§ Given request: Exclude the pictures and return every line exactly as written.

§ Raw data:
________

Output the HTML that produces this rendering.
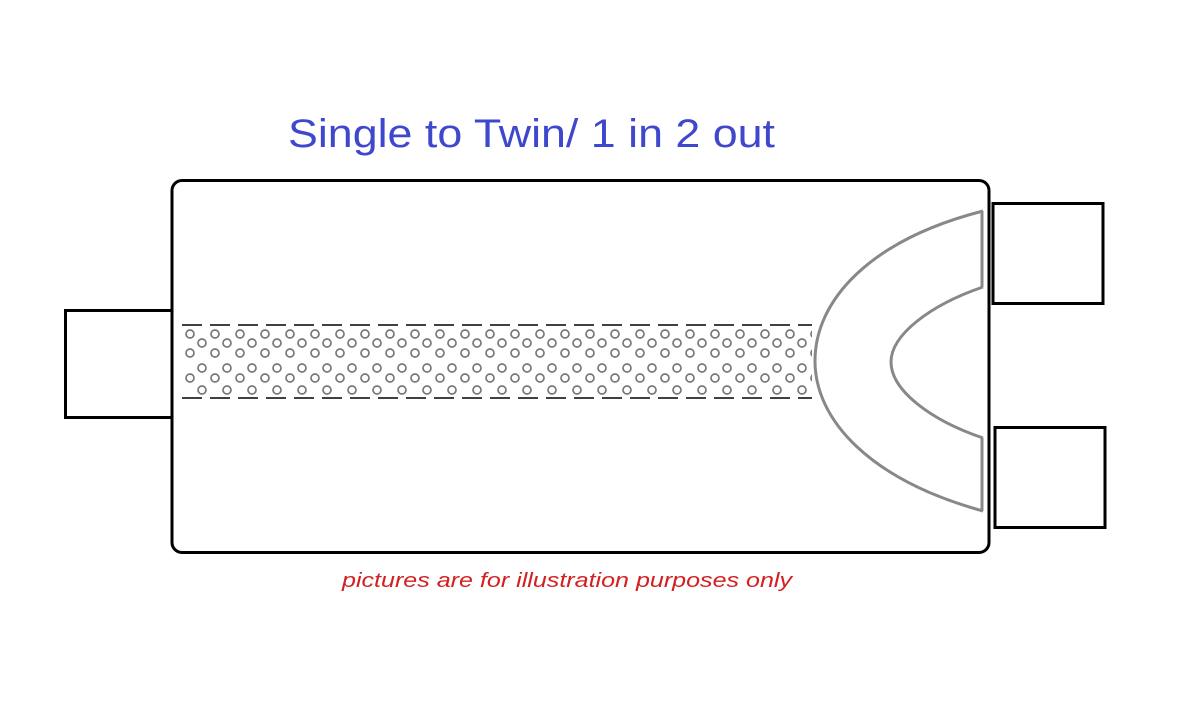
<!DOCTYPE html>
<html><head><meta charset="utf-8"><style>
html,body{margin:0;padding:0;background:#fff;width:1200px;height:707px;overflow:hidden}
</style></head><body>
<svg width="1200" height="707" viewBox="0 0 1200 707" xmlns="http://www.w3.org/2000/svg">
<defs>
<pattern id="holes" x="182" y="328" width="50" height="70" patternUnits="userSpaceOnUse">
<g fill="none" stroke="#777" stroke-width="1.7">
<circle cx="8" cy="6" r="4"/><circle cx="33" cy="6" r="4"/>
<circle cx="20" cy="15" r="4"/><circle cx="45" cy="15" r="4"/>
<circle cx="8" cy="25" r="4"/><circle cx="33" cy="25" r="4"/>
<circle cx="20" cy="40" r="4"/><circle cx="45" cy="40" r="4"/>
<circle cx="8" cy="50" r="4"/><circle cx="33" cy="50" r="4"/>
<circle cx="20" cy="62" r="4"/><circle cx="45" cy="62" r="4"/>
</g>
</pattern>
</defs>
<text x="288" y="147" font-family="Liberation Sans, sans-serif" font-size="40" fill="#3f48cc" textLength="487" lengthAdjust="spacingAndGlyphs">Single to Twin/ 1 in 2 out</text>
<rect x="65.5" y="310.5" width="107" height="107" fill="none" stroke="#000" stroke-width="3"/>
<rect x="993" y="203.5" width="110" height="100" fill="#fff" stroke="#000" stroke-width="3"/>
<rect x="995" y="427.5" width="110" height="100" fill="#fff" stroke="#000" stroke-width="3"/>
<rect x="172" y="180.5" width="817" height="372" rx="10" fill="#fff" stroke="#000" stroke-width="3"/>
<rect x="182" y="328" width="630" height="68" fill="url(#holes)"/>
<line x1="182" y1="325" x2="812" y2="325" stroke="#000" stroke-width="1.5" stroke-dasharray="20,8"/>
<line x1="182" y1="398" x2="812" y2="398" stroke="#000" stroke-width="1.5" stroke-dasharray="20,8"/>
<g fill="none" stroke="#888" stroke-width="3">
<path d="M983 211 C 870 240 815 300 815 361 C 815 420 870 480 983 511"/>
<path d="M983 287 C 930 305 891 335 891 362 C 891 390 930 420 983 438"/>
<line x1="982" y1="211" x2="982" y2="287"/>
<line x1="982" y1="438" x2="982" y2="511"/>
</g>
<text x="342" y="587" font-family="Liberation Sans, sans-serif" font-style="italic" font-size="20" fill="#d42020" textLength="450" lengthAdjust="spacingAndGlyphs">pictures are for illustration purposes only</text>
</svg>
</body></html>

________

§ Finished exercise:
Output the HTML that produces this rendering.
<!DOCTYPE html>
<html><head><meta charset="utf-8"><style>
html,body{margin:0;padding:0;background:#fff;width:1200px;height:707px;overflow:hidden}
</style></head><body>
<svg width="1200" height="707" viewBox="0 0 1200 707" xmlns="http://www.w3.org/2000/svg">
<defs>
<pattern id="holes" x="182" y="328" width="50" height="70" patternUnits="userSpaceOnUse">
<g fill="none" stroke="#777" stroke-width="1.7">
<circle cx="8" cy="6" r="4"/><circle cx="33" cy="6" r="4"/>
<circle cx="20" cy="15" r="4"/><circle cx="45" cy="15" r="4"/>
<circle cx="8" cy="25" r="4"/><circle cx="33" cy="25" r="4"/>
<circle cx="20" cy="40" r="4"/><circle cx="45" cy="40" r="4"/>
<circle cx="8" cy="50" r="4"/><circle cx="33" cy="50" r="4"/>
<circle cx="20" cy="62" r="4"/><circle cx="45" cy="62" r="4"/>
</g>
</pattern>
</defs>
<text x="288" y="147" font-family="Liberation Sans, sans-serif" font-size="40" fill="#3f48cc" textLength="487" lengthAdjust="spacingAndGlyphs">Single to Twin/ 1 in 2 out</text>
<rect x="65.5" y="310.5" width="107" height="107" fill="none" stroke="#000" stroke-width="3"/>
<rect x="993" y="203.5" width="110" height="100" fill="#fff" stroke="#000" stroke-width="3"/>
<rect x="995" y="427.5" width="110" height="100" fill="#fff" stroke="#000" stroke-width="3"/>
<rect x="172" y="180.5" width="817" height="372" rx="10" fill="#fff" stroke="#000" stroke-width="3"/>
<rect x="182" y="328" width="630" height="68" fill="url(#holes)"/>
<line x1="182" y1="325" x2="812" y2="325" stroke="#000" stroke-width="1.5" stroke-dasharray="20,8"/>
<line x1="182" y1="398" x2="812" y2="398" stroke="#000" stroke-width="1.5" stroke-dasharray="20,8"/>
<g fill="none" stroke="#888" stroke-width="3">
<path d="M983 211 C 870 240 815 300 815 361 C 815 420 870 480 983 511"/>
<path d="M983 287 C 930 305 891 335 891 362 C 891 390 930 420 983 438"/>
<line x1="982" y1="211" x2="982" y2="287"/>
<line x1="982" y1="438" x2="982" y2="511"/>
</g>
<text x="342" y="587" font-family="Liberation Sans, sans-serif" font-style="italic" font-size="20" fill="#d42020" textLength="450" lengthAdjust="spacingAndGlyphs">pictures are for illustration purposes only</text>
</svg>
</body></html>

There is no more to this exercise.